■ TASK REQUIREMENTS: Repeat, exactly and completely, the material that follows. Omit the pictures.
>> START PROVIDED MATERIAL
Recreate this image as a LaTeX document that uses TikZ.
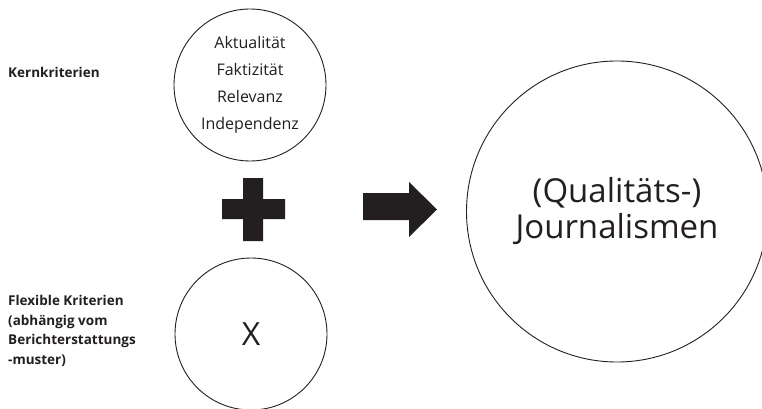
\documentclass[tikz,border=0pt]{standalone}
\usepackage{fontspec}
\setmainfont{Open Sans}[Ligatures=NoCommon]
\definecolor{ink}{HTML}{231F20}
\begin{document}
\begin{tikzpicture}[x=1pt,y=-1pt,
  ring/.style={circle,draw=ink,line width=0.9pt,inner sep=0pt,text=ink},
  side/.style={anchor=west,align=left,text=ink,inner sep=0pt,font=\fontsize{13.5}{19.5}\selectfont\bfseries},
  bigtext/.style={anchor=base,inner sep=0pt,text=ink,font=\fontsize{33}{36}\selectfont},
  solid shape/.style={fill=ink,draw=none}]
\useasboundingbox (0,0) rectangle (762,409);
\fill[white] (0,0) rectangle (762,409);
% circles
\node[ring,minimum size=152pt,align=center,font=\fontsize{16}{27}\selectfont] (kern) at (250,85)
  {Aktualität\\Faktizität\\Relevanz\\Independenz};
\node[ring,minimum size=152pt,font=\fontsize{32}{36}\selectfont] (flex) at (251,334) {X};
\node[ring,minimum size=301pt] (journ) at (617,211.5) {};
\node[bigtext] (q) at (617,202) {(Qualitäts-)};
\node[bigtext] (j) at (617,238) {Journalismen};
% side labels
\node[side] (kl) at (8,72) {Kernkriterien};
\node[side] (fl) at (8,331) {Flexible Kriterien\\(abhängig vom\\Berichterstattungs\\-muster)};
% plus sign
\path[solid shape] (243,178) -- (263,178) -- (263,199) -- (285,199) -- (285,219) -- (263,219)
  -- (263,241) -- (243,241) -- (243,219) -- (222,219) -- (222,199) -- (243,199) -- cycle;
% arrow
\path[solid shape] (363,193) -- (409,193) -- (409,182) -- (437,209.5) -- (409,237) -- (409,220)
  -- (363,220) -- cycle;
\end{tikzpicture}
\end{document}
>> END PROVIDED MATERIAL
■ ANSWER IN FULL:
Recreate this image as a LaTeX document that uses TikZ.
\documentclass[tikz,border=0pt]{standalone}
\usepackage{fontspec}
\setmainfont{Open Sans}[Ligatures=NoCommon]
\definecolor{ink}{HTML}{231F20}
\begin{document}
\begin{tikzpicture}[x=1pt,y=-1pt,
  ring/.style={circle,draw=ink,line width=0.9pt,inner sep=0pt,text=ink},
  side/.style={anchor=west,align=left,text=ink,inner sep=0pt,font=\fontsize{13.5}{19.5}\selectfont\bfseries},
  bigtext/.style={anchor=base,inner sep=0pt,text=ink,font=\fontsize{33}{36}\selectfont},
  solid shape/.style={fill=ink,draw=none}]
\useasboundingbox (0,0) rectangle (762,409);
\fill[white] (0,0) rectangle (762,409);
% circles
\node[ring,minimum size=152pt,align=center,font=\fontsize{16}{27}\selectfont] (kern) at (250,85)
  {Aktualität\\Faktizität\\Relevanz\\Independenz};
\node[ring,minimum size=152pt,font=\fontsize{32}{36}\selectfont] (flex) at (251,334) {X};
\node[ring,minimum size=301pt] (journ) at (617,211.5) {};
\node[bigtext] (q) at (617,202) {(Qualitäts-)};
\node[bigtext] (j) at (617,238) {Journalismen};
% side labels
\node[side] (kl) at (8,72) {Kernkriterien};
\node[side] (fl) at (8,331) {Flexible Kriterien\\(abhängig vom\\Berichterstattungs\\-muster)};
% plus sign
\path[solid shape] (243,178) -- (263,178) -- (263,199) -- (285,199) -- (285,219) -- (263,219)
  -- (263,241) -- (243,241) -- (243,219) -- (222,219) -- (222,199) -- (243,199) -- cycle;
% arrow
\path[solid shape] (363,193) -- (409,193) -- (409,182) -- (437,209.5) -- (409,237) -- (409,220)
  -- (363,220) -- cycle;
\end{tikzpicture}
\end{document}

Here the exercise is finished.